I understand that we need to do a living and we look for jobs that suit best our needs. "Every job comes with challenges". The childcare field is stressful you have to deal in a daily basis with the public but not only that, also as complicated human beings are, your job will demand to understand and guide them. At times its not enough to tell or say. It basically will demand from you to actually think and act proactively in every step.
Clearly, the little girl is going through an attachment stage (which is absolutely normal at her age), she just started and this will persist until she feels secure with you and slowly let the objects that brings her security go.
I believe it is not the child's fault to have been changed from one daycare to another, you do not have any precedent to determine or judge if the other provider allowed this or not, maybe the child felt fear starting in a new environment and her blanket only represents her security.
In general the bottles at your place or at home or at the other daycare, doesn't really matter. What counts now is that you have taken her in your care. My question is what are your goals with this child from now on?

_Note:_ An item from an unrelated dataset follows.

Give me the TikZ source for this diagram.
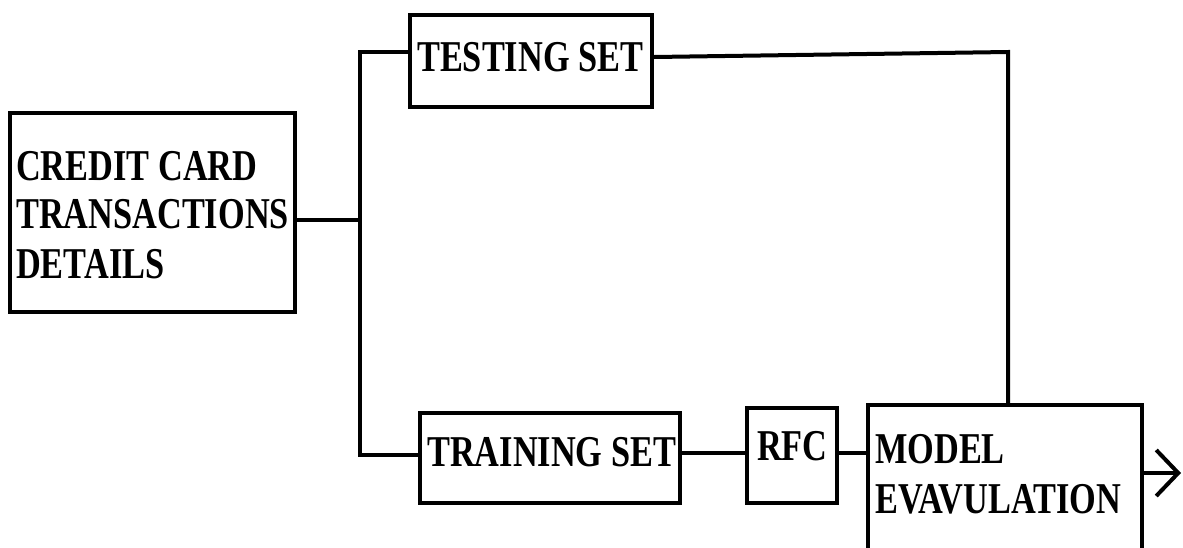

You must understand that not all children come with rules and schedules set and ready to move forward, children are more complex to undetstand, a developING brain is complicated. I continuously keep reading and guiding parents "no body is perfect" neither do I, we all learn and guide to each other.
To my understanding and this is how I guide my business "a home daycare" resembles and operates most likely like being at HOME, many parents in my area have expensive daycares to choose from they're absolutely beautiful and have profesionales working in them but parents choose "homedaycares"; because it resembles to "home for their child" this also means in my view "love, flexibility, understanding, guidance, support, nurturing, patience, and so on" and that's what basically I make sure my space reflects.
Many would probably argue that my perception of "homedaycare" is wrong, but this is what has kept my spots filled and a waiting list. Parents see that, parents value that. And that doesn't mean that my place is a chaos where everyone does whatever they feel like, or I would do anything to keep a client etc. No, it actually it is the opposite. As soon as they get in the group, the group (parents) start supporting. I do my job the best I can and they appreciate that. They value all the knowledge you have.
It was addressed as "passive-aggressive " behavior when the parent of the little girl placed her on your couch with a bottle.
If your furniture is off limits then I believe you should focus on thinking where is the spot or place "childfriendly" for a parent to do a drop off. Think and place things in that space that will actually make easy for a parent to leave their child or cover to protect your couch.
To be honest, it would probably be easy to take the bottle and blanket in your view and also mine BUT, then you'll have to deal with a distressed and screaming child your days will get longer and rough. Try to be flexible and you will se on how that child moves on (make your days easy don't stress yourself).
If this is too much and disturbs your well-being then perhaps it is better to think in changing work fields. Because in the childcare field you'll meet many kinds of families some kids settle easy and some not(no one is perfect) Recognizing your limits and strengths is good and that allows you to broaden your view and perhaps find other job or work options that alines best with your view and expectations. It is your life and it is up to you, you have the choise and freedom.
What a beautiful & loving response! I totally agree with this.